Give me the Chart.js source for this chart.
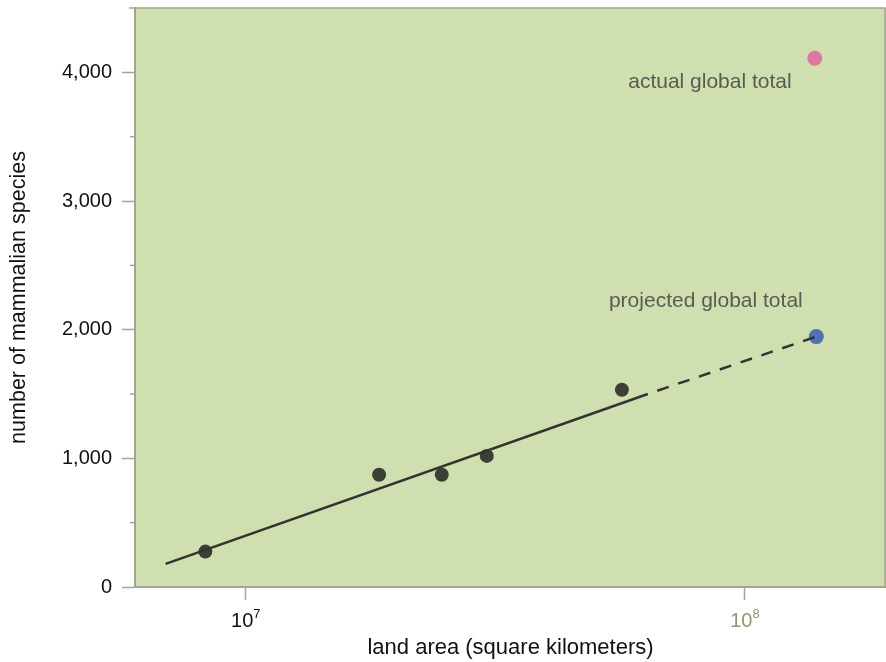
<!DOCTYPE html>
<html>
<head>
<meta charset="utf-8">
<script src="https://cdn.jsdelivr.net/npm/chart.js@4.4.0/dist/chart.umd.min.js"></script>
<style>
  html, body { margin: 0; padding: 0; background: #fff; overflow: hidden; }
  #wrap { width: 886px; height: 662px; }
</style>
</head>
<body>
<div id="wrap"><canvas id="speciesChart"></canvas></div>
<script>
// land area (km^2) vs number of mammalian species
var continentArea = [8.3e6, 1.85e7, 2.47e7, 3.04e7, 5.67e7];
var continentSpecies = [275, 872, 872, 1019, 1533];

var projectedArea = [1.39e8];
var projectedSpecies = [1946];
var actualArea = [1.38e8];
var actualSpecies = [4109];

// fitted line: solid over the data, dashed out to the projection
var fitArea = [6.91e6, 6.39e7];
var fitSpecies = [180, 1500];
var extArea = [6.39e7, 1.39e8];
var extSpecies = [1500, 1946];

var xTickValues = [1e7, 1e8];
var xTickBase = ['10', '10'];
var xTickExp = ['7', '8'];
var xTickColors = ['#111', '#8e9878'];
var yTickValues = [0, 1000, 2000, 3000, 4000];
var yMinorValues = [500, 1500, 2500, 3500];

var noteLabels = ['actual global total', 'projected global total'];
var noteAnchors = [[8.51e7, 3922], [8.35e7, 2218]];

function toPoints(xs, ys) {
    var pts = [];
    xs.forEach(function(x, i) { pts.push({ x: x, y: ys[i] }); });
    return pts;
}

var axisColor = '#a3a690';
var fontFamily = '"Liberation Sans", Arial, Helvetica, sans-serif';

// green plot background plus top/right frame
var plotBackground = {
    id: 'plotBackground',
    beforeDraw: function(chart) {
        var a = chart.chartArea, ctx = chart.ctx;
        ctx.save();
        ctx.fillStyle = '#cfdfb0';
        ctx.fillRect(a.left, a.top, a.right - a.left, a.bottom - a.top);
        ctx.strokeStyle = axisColor;
        ctx.lineWidth = 1.5;
        ctx.beginPath();
        ctx.moveTo(a.left - 6, a.top);
        ctx.lineTo(a.right - 1, a.top);
        ctx.lineTo(a.right - 1, a.bottom);
        ctx.stroke();
        ctx.restore();
    }
};

// short minor ticks on the y axis, and power-of-ten labels on x
var axisExtras = {
    id: 'axisExtras',
    afterDraw: function(chart) {
        var y = chart.scales.y, x = chart.scales.x, ctx = chart.ctx;
        ctx.save();
        ctx.strokeStyle = axisColor;
        ctx.lineWidth = 1.5;
        yMinorValues.forEach(function(v) {
            var py = y.getPixelForValue(v);
            ctx.beginPath();
            ctx.moveTo(y.right - 5, py);
            ctx.lineTo(y.right, py);
            ctx.stroke();
        });

        ctx.textBaseline = 'alphabetic';
        ctx.textAlign = 'left';
        xTickValues.forEach(function(v, i) {
            var px = x.getPixelForValue(v);
            ctx.font = '20px ' + fontFamily;
            var wBase = ctx.measureText(xTickBase[i]).width;
            ctx.font = '13px ' + fontFamily;
            var wExp = ctx.measureText(xTickExp[i]).width;
            var left = px - (wBase + wExp) / 2;
            ctx.fillStyle = xTickColors[i];
            ctx.font = '20px ' + fontFamily;
            ctx.fillText(xTickBase[i], left, x.top + 40);
            ctx.font = '13px ' + fontFamily;
            ctx.fillText(xTickExp[i], left + wBase, x.top + 31);
        });
        ctx.restore();
    }
};

var notes = {
    id: 'notes',
    afterDatasetsDraw: function(chart) {
        var ctx = chart.ctx, xs = chart.scales.x, ys = chart.scales.y;
        ctx.save();
        ctx.font = '21px ' + fontFamily;
        ctx.fillStyle = '#595c51';
        ctx.textAlign = 'center';
        ctx.textBaseline = 'middle';
        noteLabels.forEach(function(t, i) {
            ctx.fillText(t, xs.getPixelForValue(noteAnchors[i][0]), ys.getPixelForValue(noteAnchors[i][1]));
        });
        ctx.restore();
    }
};

var ctx = document.getElementById('speciesChart').getContext('2d');
var chart = new Chart(ctx, {
    type: 'scatter',
    data: {
        datasets: [
            {
                label: 'fit',
                type: 'line',
                data: toPoints(fitArea, fitSpecies),
                borderColor: '#333330',
                borderWidth: 2.5,
                pointRadius: 0,
                fill: false,
            },
            {
                label: 'extension',
                type: 'line',
                data: toPoints(extArea, extSpecies),
                borderColor: '#333330',
                borderWidth: 2.5,
                borderDash: [12, 10],
                borderDashOffset: 12,
                pointRadius: 0,
                fill: false,
            },
            {
                label: 'continents',
                data: toPoints(continentArea, continentSpecies),
                backgroundColor: '#3e3f33',
                borderWidth: 0,
                pointRadius: 7,
            },
            {
                label: 'projected',
                data: toPoints(projectedArea, projectedSpecies),
                backgroundColor: '#4f72b6',
                borderWidth: 0,
                pointRadius: 7.5,
            },
            {
                label: 'actual',
                data: toPoints(actualArea, actualSpecies),
                backgroundColor: '#da78a0',
                borderWidth: 0,
                pointRadius: 7.5,
            },
        ],
    },
    options: {
        responsive: true,
        maintainAspectRatio: false,
        animation: false,
        layout: { autoPadding: false, padding: { top: 8, right: 0, left: 0, bottom: 0 } },
        plugins: {
            legend: { display: false },
            tooltip: { enabled: false },
        },
        scales: {
            x: {
                type: 'logarithmic',
                min: 6.0e6,
                max: 1.917e8,
                afterBuildTicks: function(scale) {
                    scale.ticks = xTickValues.map(function(v) { return { value: v }; });
                },
                afterFit: function(scale) {
                    scale.height = 75;
                    scale.paddingLeft = 0;
                    scale.paddingRight = 0;
                },
                grid: {
                    drawOnChartArea: false,
                    drawTicks: true,
                    tickLength: 13,
                    tickColor: axisColor,
                    tickWidth: 1.5,
                },
                border: { display: true, color: axisColor, width: 2 },
                ticks: { display: false },
                title: {
                    display: true,
                    text: 'land area (square kilometers)',
                    color: '#111',
                    font: { family: fontFamily, size: 22 },
                    padding: { top: 0, bottom: 1 },
                },
            },
            y: {
                min: 0,
                max: 4500,
                afterBuildTicks: function(scale) {
                    scale.ticks = yTickValues.map(function(v) { return { value: v }; });
                },
                afterFit: function(scale) {
                    scale.width = 135;
                    scale.paddingTop = 0;
                    scale.paddingBottom = 0;
                },
                grid: {
                    drawOnChartArea: false,
                    drawTicks: true,
                    tickLength: 13,
                    tickColor: axisColor,
                    tickWidth: 1.5,
                },
                border: { display: true, color: axisColor, width: 2 },
                ticks: {
                    padding: 10,
                    color: '#111',
                    font: { family: fontFamily, size: 20 },
                    callback: function(value) { return value.toLocaleString('en-US'); },
                },
                title: {
                    display: true,
                    text: 'number of mammalian species',
                    color: '#111',
                    font: { family: fontFamily, size: 21.5 },
                    padding: { top: 6, bottom: 0 },
                },
            },
        },
    },
    plugins: [plotBackground, axisExtras, notes],
});
</script>
</body>
</html>
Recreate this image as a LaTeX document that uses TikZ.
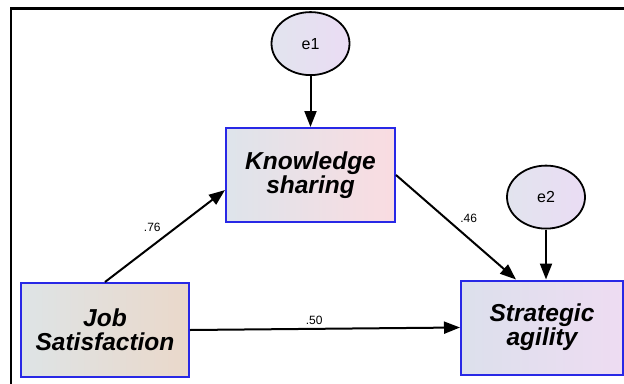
\documentclass[tikz,border=0pt]{standalone}
\usepackage{fontspec}
\setmainfont{Liberation Sans}
\usetikzlibrary{positioning}
\usetikzlibrary{shapes.geometric}
\usetikzlibrary{arrows.meta}

\definecolor{boxblue}{RGB}{40,40,230}
\definecolor{ksleft}{RGB}{222,228,235}
\definecolor{ksright}{RGB}{250,220,225}
\definecolor{jsleft}{RGB}{222,228,230}
\definecolor{jsright}{RGB}{234,216,202}
\definecolor{saleft}{RGB}{220,224,236}
\definecolor{saright}{RGB}{238,220,242}
\definecolor{errleft}{RGB}{226,228,238}
\definecolor{errright}{RGB}{234,220,244}

\begin{document}
\begin{tikzpicture}[x=1pt, y=-1pt,
	var/.style={draw=boxblue, line width=2pt, align=center, minimum width=169pt, minimum height=94pt, font=\fontsize{24.5}{24}\selectfont\bfseries\itshape},
	err/.style={draw, ellipse, line width=1.8pt, minimum width=78pt, minimum height=63pt, inner sep=0pt, left color=errleft, right color=errright, font=\fontsize{16}{18}\selectfont},
	arr/.style={-{Triangle[length=16pt, width=12pt]}, line width=2pt},
	coef/.style={font=\fontsize{12}{13}\selectfont}]
	\useasboundingbox (0,0) rectangle (624,383);
	\draw[line width=2.6pt] (11,8.5) rectangle (700,450);
	% observed variables
	\node[var, left color=ksleft, right color=ksright] (ks) at (310.5,175) {Knowledge\\sharing};
	\node[var, left color=jsleft, right color=jsright, minimum width=168pt] (js) at (105,330) {Job\\Satisfaction};
	\node[var, left color=saleft, right color=saright, minimum width=162pt] (sa) at (542,327.5) {Strategic\\agility};
	% error terms
	\node[err, above=51pt of ks] (e1) {e1};
	\node[err, above=50pt of sa, xshift=4pt] (e2) {e2};
	\draw[arr] (e1) -- (ks);
	\draw[arr] (e2) -- (e2 |- sa.north);
	\draw[arr] (js.north) -- node[coef, pos=0.5, above left] {.76} (ks.190);
	\draw[arr] (ks.east) -- node[coef, above right] {.46} ([xshift=56pt]sa.north west);
	\draw[arr] (js.east) -- node[coef, pos=0.46, above] {.50} (sa.west);
\end{tikzpicture}
\end{document}
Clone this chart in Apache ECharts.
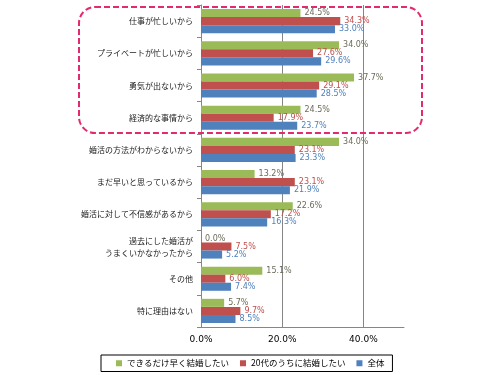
<!DOCTYPE html>
<html>
<head>
<meta charset="utf-8">
<script src="https://cdn.jsdelivr.net/npm/echarts@6/dist/echarts.min.js"></script>
<style>
  html, body { margin: 0; padding: 0; background: #fff; }
  #chart { width: 500px; height: 375px; }
</style>
</head>
<body>
<div id="chart"></div>
<script>
const categories = [
  "仕事が忙しいから",
  "プライベートが忙しいから",
  "勇気が出ないから",
  "経済的な事情から",
  "婚活の方法がわからないから",
  "まだ早いと思っているから",
  "婚活に対して不信感があるから",
  "過去にした婚活が\nうまくいかなかったから",
  "その他",
  "特に理由はない"
];
const seriesNames = ["できるだけ早く結婚したい", "20代のうちに結婚したい", "全体"];
const asapValues = [24.5, 34.0, 37.7, 24.5, 34.0, 13.2, 22.6, 0.0, 15.1, 5.7];
const twentiesValues = [34.3, 27.6, 29.1, 17.9, 23.1, 23.1, 17.2, 7.5, 6.0, 9.7];
const totalValues = [33.0, 29.6, 28.5, 23.7, 23.3, 21.9, 16.3, 5.2, 7.4, 8.5];

const barColors = ["#9bbb59", "#c0504d", "#4f81bd"];
const labelColors = ["#6b6b5a", "#c0504d", "#4f81bd"];

const myChart = echarts.init(document.getElementById("chart"));

function makeSeries(idx, values) {
  return {
    name: seriesNames[idx],
    type: "bar",
    data: values,
    barGap: "0%",
    barCategoryGap: "25%",
    itemStyle: { color: barColors[idx] },
    label: {
      show: true,
      position: "right",
      distance: 4,
      color: labelColors[idx],
      fontFamily: "DejaVu Sans",
      fontSize: 8,
      formatter: (p) => p.value.toFixed(1) + "%"
    }
  };
}

const option = {
  animation: false,
  grid: { left: 201, right: 96, top: 5, bottom: 48 },
  legend: {
    left: 101,
    top: 355,
    itemWidth: 6,
    itemHeight: 6,
    icon: "rect",
    itemGap: 11,
    borderColor: "#000",
    borderWidth: 1,
    padding: [4, 8, 4, 15],
    textStyle: { fontSize: 8.5, color: "#000", fontFamily: "Noto Sans CJK JP" },
    data: seriesNames
  },
  xAxis: {
    type: "value",
    min: 0,
    max: 50,
    interval: 20,
    axisLine: { show: true, lineStyle: { color: "#868686" } },
    axisTick: { show: false },
    axisLabel: {
      showMaxLabel: false,
      color: "#000",
      fontFamily: "DejaVu Sans",
      fontSize: 9,
      margin: 8,
      formatter: (v) => v.toFixed(1) + "%"
    },
    splitLine: { show: true, showMinLine: false, showMaxLine: false, lineStyle: { color: "#868686" } }
  },
  yAxis: {
    type: "category",
    inverse: true,
    data: categories,
    axisLine: { lineStyle: { color: "#868686" } },
    axisTick: { show: true, length: 4, lineStyle: { color: "#868686" } },
    axisLabel: {
      color: "#1a1a1a",
      fontSize: 8,
      fontFamily: "Noto Sans CJK JP",
      margin: 8,
      lineHeight: 12
    }
  },
  series: [
    makeSeries(0, asapValues),
    makeSeries(1, twentiesValues),
    makeSeries(2, totalValues)
  ],
  graphic: [
    {
      type: "rect",
      shape: { x: 79, y: 7, width: 343, height: 126, r: 16 },
      style: { fill: "none", stroke: "#e32a6e", lineWidth: 2, lineDash: [6, 3] },
      z: 100
    }
  ]
};

myChart.setOption(option);
</script>
</body>
</html>
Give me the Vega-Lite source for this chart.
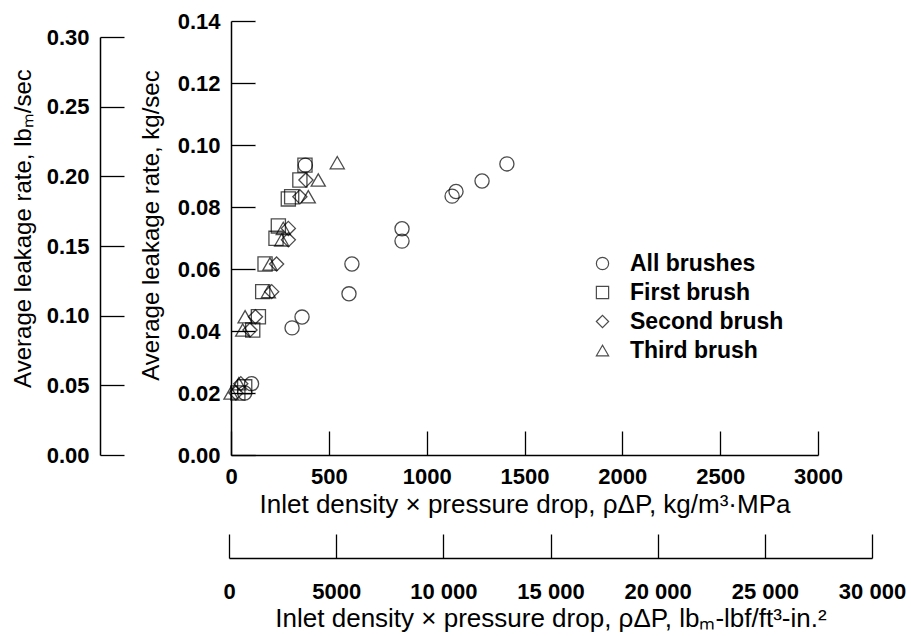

********************

== EXERCISE TASK ==
Find the number of lines in which the word "this" occurs, and write nothing but that number.

== ANSWER TO THE PROBLEM ==
4